USD: 92.5919
EUR: 100.2704

Васины труды

Василий Мельниченко — самый известный крестьянин в стране. Год назад ролик с его выступлением на Международном экономическом форуме взорвал интернет

Текст: Юлия Гутова
Фото: Василий Мельниченко

Васины труды

Василий Мельниченко — самый известный крестьянин в стране. Год назад ролик с его выступлением на Международном экономическом форуме взорвал интернет. Сотни тысяч просмотров разлетелись на афоризмы типа: «Россия производит хорошее впечатление, а больше ничего не производит». Или: «Уровень бреда в стране превысил уровень жизни». Звезду ютуба затаскали по конференциям и круглым столам, везде его встречали и провожали аплодисментами, он даже с Медведевым разговаривал, но КПД нулевой. Мечта Мельниченко — организовать встречу крестьян с Путиным, принять разумные законы для села и в конце концов вывести страну на уровень самообеспечения продуктами питания. Но для Москвы он так и остался человеком-приколом. Зато теперь, когда Россия запретила импорт продовольствия из стран ЕС, США и Канады, снова настало время Василия: «Ну что, будем Родину спасать или глазки строить?»

Сказка

— Давно, когда деревня была маленькой… В ней были Истина и Правда. Они поженились. И в деревне все говорили: «Смотри, Истинная Правда идет». Но как бывает у молодых, характерами не сошлись. Правда захотела жить с каждым. И в деревне сказали: «Эх, у каждого своя правда». Уехала Правда в город, потому что именно в городе жило много каждых, которые хотели иметь свою правду. А Истина осталась в деревне. Загорюнилась, запечалилась, завинилась. Так вот и жила в вине. И когда кто-то приезжал в деревню, спрашивал: «Ну что, где тут у вас истина?», ему отвечали: «Что ты, истина в вине».

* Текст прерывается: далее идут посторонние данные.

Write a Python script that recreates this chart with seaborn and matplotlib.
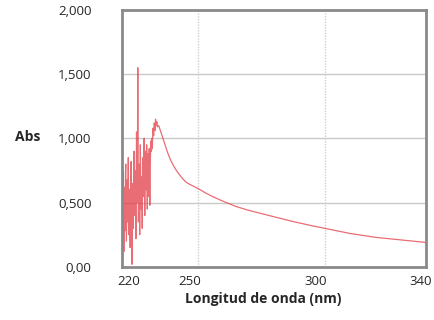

Это Мельниченко выступает перед учениками «Школы гражданских лидеров» в Ярославле. Он постоянно ездит по стране и убеждает самых разных людей, что нужно повернуться к деревне лицом, и тогда она сможет накормить всю страну. Его приглашают, потому что он интересно говорит, ему платят просто за остроумную речь, а он эти деньги вложил в свое хозяйство в Свердловской области. Зачем-то он хочет, чтобы и гражданские лидеры Ярославля поняли про деревню.

Большой зал, портрет Кудрина, портрет Прохорова. Василий Саныч смотрит пристально в зал. Зал смотрит в только что выданные брошюры «Черный PR на выборах. Методическое пособие».

Мельниченко выпивает воды.

— Деревня умирает легко, — говорит. — Потому что жизнь у нее очень трудная. А еще в деревне были вера и надежда. И еще работа.

У Мельниченко глубокие морщины и бледно-голубые глаза. Закончил. Вопросов у гражданских лидеров почти нет. Но в перерыве к нему выстраивается очередь.

— Разрешите с вами сфотографироваться? — спрашивает один амбициозный юноша.

— Говорят, от успешных людей заряжаешься позитивной энергией! — продолжает второй. — Я вот рядом постою… — постоял. — Спасибо!

По огромным пустым площадям нового концертно-зрелищного центра «Миллениум» эхом разносится гомон фуршета.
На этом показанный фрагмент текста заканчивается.